I remember the days when I would dream up outfits the day before. Clothes were an outlet for my creativity, but also a means of drawing attention to myself.  An emotionally tough childhood saw me doing a lot of things as a teenager and young to get people to notice me and like me. Which is crazy, because, in reality, I’m an introverted person who likes to stay out of the spotlight.  I have found people now who love me unconditionally: my husband and two sons. I don’t need a wardrobe full of clothes to impress them! 
But more recently, my clothes were a symbol of who I was.  I wanted people to know I was more than just a mum.  Soon my shoe collection was expanding to include more heels and pretty shoes, and my clothes became more dressy than cargo pants and t-shirts.  But, I know that I am more than just a mum: I’m a wife, a musician, a writer. I am an intelligent, educated woman.  I thirst for knowledge and I read and analyse everything that comes in my path.  Wearing jeans or a cocktail dress doesn’t change who I am. 
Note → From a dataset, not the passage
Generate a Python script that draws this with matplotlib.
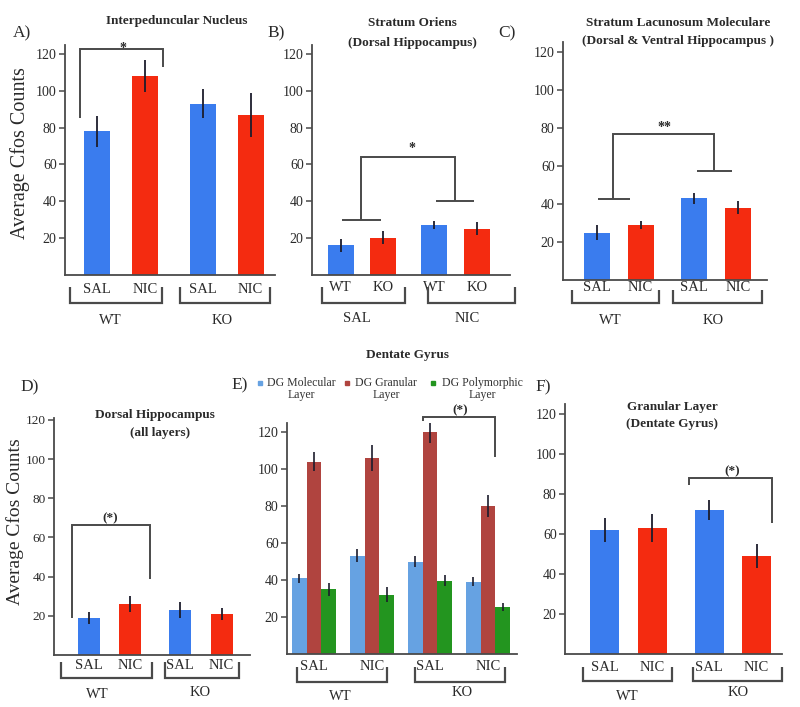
import matplotlib
matplotlib.use('Agg')
import matplotlib.pyplot as plt
import numpy as np
from matplotlib.transforms import Affine2D
from matplotlib.lines import Line2D

W, H = 800, 707
plt.rcParams['font.family'] = ['Liberation Serif', 'DejaVu Serif']

# ---------------- data ----------------
cond_labels = ['SAL', 'NIC', 'SAL', 'NIC']
geno_labels = ['WT', 'KO']
b_tick_labels = ['WT', 'KO', 'WT', 'KO']
b_group_labels = ['SAL', 'NIC']

a_vals = [78, 108, 93, 87]
a_err = [8.5, 8.5, 8, 12]
b_vals = [16, 20, 27, 25]
b_err = [3.5, 3.5, 2, 3.5]
c_vals = [25, 29, 43, 38]
c_err = [4, 2, 3, 3.5]
d_vals = [19, 26, 23, 21]
d_err = [3, 4, 4, 3]
e_series = ['DG Molecular\nLayer', 'DG Granular\nLayer', 'DG Polymorphic\nLayer']
e_mol = [41, 53, 50, 39]
e_mol_err = [2.5, 3.5, 3, 2.5]
e_gran = [104, 106, 120, 80]
e_gran_err = [5, 7, 6, 6]
e_poly = [35, 32, 39.5, 25.5]
e_poly_err = [3.5, 4, 3, 2]
f_vals = [62, 63, 72, 49]
f_err = [6, 7, 5, 6]
yticks = [20, 40, 60, 80, 100, 120]

BLUE = '#3A7CEE'
RED = '#F42B10'
E_COLORS = ['#66A2E2', '#B0443F', '#23951F']
GRAY = '#4a4a4a'
TXT = '#2a2a2a'

fig = plt.figure(figsize=(W / 100, H / 100), dpi=100)
PIX = Affine2D().scale(1, -1).translate(0, H)


def pline(xs, ys, lw=1.4, color=GRAY):
    fig.add_artist(Line2D(xs, ys, transform=PIX, color=color, lw=lw,
                          solid_capstyle='butt', solid_joinstyle='miter'))


def ptext(x, y, s, size=10, weight='normal', ha='center', va='center', rot=0, color=TXT, **kw):
    fig.text(x, y, s, transform=PIX, fontsize=size, fontweight=weight, ha=ha, va=va,
             rotation=rot, color=color, **kw)


def make_ax(left, right, y0, ppu, first, last, span, ymax=125, pad=5, ylsize=10):
    top = y0 - ymax * ppu
    ax = fig.add_axes([left / W, 1 - y0 / H, (right - left) / W, (y0 - top) / H])
    ax.set_ylim(0, ymax)
    s = (last - first) / span
    ax.set_xlim((left - first) / s, (right - first) / s)
    for sp in ['top', 'right']:
        ax.spines[sp].set_visible(False)
    for sp in ['left', 'bottom']:
        ax.spines[sp].set_color(GRAY)
        ax.spines[sp].set_linewidth(1.3)
    ax.set_yticks(yticks)
    ax.tick_params(axis='y', direction='out', length=4, width=1.1, color=GRAY,
                   labelsize=ylsize, pad=2, labelcolor=TXT)
    ax.tick_params(axis='x', length=0, labelsize=10.5, pad=pad, labelcolor=TXT)
    ax.patch.set_alpha(0)
    return ax, s


pos = np.array([0, 1, 2.2, 3.2])
colors4 = [BLUE, RED, BLUE, RED]


def simple_panel(vals, err, left, right, y0, ppu, first, last, wpx, ticklabels, ymax=125, pad=5, ylsize=10):
    ax, s = make_ax(left, right, y0, ppu, first, last, 3.2, ymax=ymax, pad=pad, ylsize=ylsize)
    ax.bar(pos, vals, width=wpx / s, color=colors4, zorder=2)
    ax.errorbar(pos, vals, yerr=err, fmt='none', ecolor='#1c1c2c', elinewidth=1.3, capsize=0, zorder=3)
    ax.set_xticks(pos)
    ax.set_xticklabels(ticklabels)
    return ax


def group_bracket(xl, xr, ytop, ybot):
    pline([xl, xl, xr, xr], [ytop, ybot, ybot, ytop], lw=1.6)


# ---------------- Panel A ----------------
simple_panel(a_vals, a_err, 65, 275, 274.5, 1.837, 97, 250.5, 26, cond_labels, pad=6)
ptext(22, 33, 'A)', size=12.5)
ptext(177, 21, 'Interpeduncular Nucleus', size=9.5, weight='bold')
ptext(20, 153, 'Average Cfos Counts', size=14.5, rot=90)
pline([80, 80, 163, 163], [118, 49, 49, 67])
ptext(123, 52, '*', size=10, weight='bold', va='baseline')
group_bracket(70, 162, 287, 303)
group_bracket(180, 270, 287, 303)
ptext(110, 321, geno_labels[0], size=10.5)
ptext(222, 321, geno_labels[1], size=10.5)

# ---------------- Panel B ----------------
simple_panel(b_vals, b_err, 312, 510, 274.5, 1.837, 340.5, 477, 26, b_tick_labels, pad=5)
ptext(276, 33, 'B)', size=12.5)
ptext(412, 23, 'Stratum Oriens', size=9.5, weight='bold')
ptext(412, 43, '(Dorsal Hippocampus)', size=9.5, weight='bold')
pline([342, 381], [220, 220])
pline([361, 361, 455, 455], [220, 157, 157, 201])
pline([436, 474], [201, 201])
ptext(412, 152, '*', size=10, weight='bold', va='baseline')
group_bracket(322, 405, 287, 303)
group_bracket(428, 515, 287, 303)
ptext(357, 319, b_group_labels[0], size=10.5)
ptext(467, 319, b_group_labels[1], size=10.5)

# ---------------- Panel C ----------------
simple_panel(c_vals, c_err, 563, 767, 280, 1.9, 596.5, 738, 26, cond_labels, pad=1)
ptext(507, 33, 'C)', size=12.5)
ptext(678, 23, 'Stratum Lacunosum Moleculare', size=9.5, weight='bold')
ptext(678, 41, '(Dorsal & Ventral Hippocampus )', size=9.5, weight='bold')
pline([598, 630], [199, 199])
pline([613, 613, 714, 714], [199, 134, 134, 171])
pline([697, 732], [171, 171])
ptext(664, 131, '**', size=10, weight='bold', va='baseline')
group_bracket(572, 659, 290, 303)
group_bracket(673, 762, 290, 303)
ptext(610, 320, geno_labels[0], size=10.5)
ptext(713, 321, geno_labels[1], size=10.5)

# ---------------- Panel D ----------------
simple_panel(d_vals, d_err, 54, 250, 655, 1.96, 89, 221.5, 22, cond_labels, ymax=121, pad=3, ylsize=9.5)
ptext(30, 387, 'D)', size=12.5)
ptext(155, 415, 'Dorsal Hippocampus', size=9.5, weight='bold')
ptext(160, 433, '(all layers)', size=9.5, weight='bold')
ptext(15, 522, 'Average Cfos Counts', size=14, rot=90)
pline([72, 72, 150, 150], [618, 525, 525, 579])
ptext(110, 521, '(*)', size=9.5, weight='bold', va='baseline')
group_bracket(61, 152, 662, 678)
group_bracket(165, 239, 662, 678)
ptext(97, 695, geno_labels[0], size=10.5)
ptext(200, 693, geno_labels[1], size=10.5)

# ---------------- Panel E ----------------
axE, sE = make_ax(287, 517, 654, 1.85, 314, 488, 3, pad=4)
gpos = np.arange(4)
bw = 14.7 / sE
for k, (vals, err) in enumerate([(e_mol, e_mol_err), (e_gran, e_gran_err), (e_poly, e_poly_err)]):
    xk = gpos + (k - 1) * bw
    axE.bar(xk, vals, width=bw, color=E_COLORS[k], zorder=2)
    axE.errorbar(xk, vals, yerr=err, fmt='none', ecolor='#1c1c2c', elinewidth=1.2, capsize=0, zorder=3)
axE.set_xticks(gpos)
axE.set_xticklabels(cond_labels)
ptext(240, 385, 'E)', size=12.5)
ptext(408, 355, 'Dentate Gyrus', size=9.5, weight='bold')
leg_marker_x = [260, 347, 433]
leg_text_x = [301, 386, 482]
for k in range(3):
    fig.add_artist(Line2D([leg_marker_x[k]], [383], transform=PIX, marker='s', markersize=3.5,
                          color=E_COLORS[k], lw=0))
    ptext(leg_text_x[k], 389, e_series[k], size=8.5, linespacing=0.95, color='#333333')
pline([423, 423, 495, 495], [421, 417, 417, 457])
ptext(460, 413, '(*)', size=9.5, weight='bold', va='baseline')
group_bracket(297, 387, 667, 682)
group_bracket(415, 505, 667, 682)
ptext(340, 697, geno_labels[0], size=10.5)
ptext(462, 693, geno_labels[1], size=10.5)

# ---------------- Panel F ----------------
simple_panel(f_vals, f_err, 565, 782, 654, 2.0, 604.5, 756.5, 29, cond_labels, pad=5)
ptext(543, 387, 'F)', size=12.5)
ptext(672, 407, 'Granular Layer', size=9.5, weight='bold')
ptext(672, 424, '(Dentate Gyrus)', size=9.5, weight='bold')
pline([689, 689, 772, 772], [485, 478, 478, 523])
ptext(732, 474, '(*)', size=9.5, weight='bold', va='baseline')
group_bracket(583, 672, 667, 681)
group_bracket(693, 782, 667, 681)
ptext(627, 697, geno_labels[0], size=10.5)
ptext(738, 693, geno_labels[1], size=10.5)

fig.savefig('out.png', dpi=100, facecolor='white')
Having less clothes hasn’t meant I am less creative in what I wear.  Necklaces, scarves and earrings don’t take up much space and can change an outfit.  Heels instead of flats can change an outfit, and I only need one of each.   Less clothes doesn’t mean not choosing items that I love and that suit me best. I can still buy a piece of fabric and make my own skirt that I won’t find in the shops.  I just don’t need ten of those skirts hanging in my wardrobe at once. 
Less clothes means I can see easily what’s in my wardrobe. I don’t have a mountain of ironing that needs to be done.  I wear shorts and skirts two days a row if I can (it’s too sweaty here to wear shirts twice!).   In future, there won’t be things hanging in my wardrobe that I feel bad about buying and not wearing because I will have purposefully bought the item, not just grabbed it off a clearance rack because it was cheap and looked nice. 
So what have I learnt from having such a tiny selection of clothes for the last four months?  I don’t need as many clothes as I thought I did.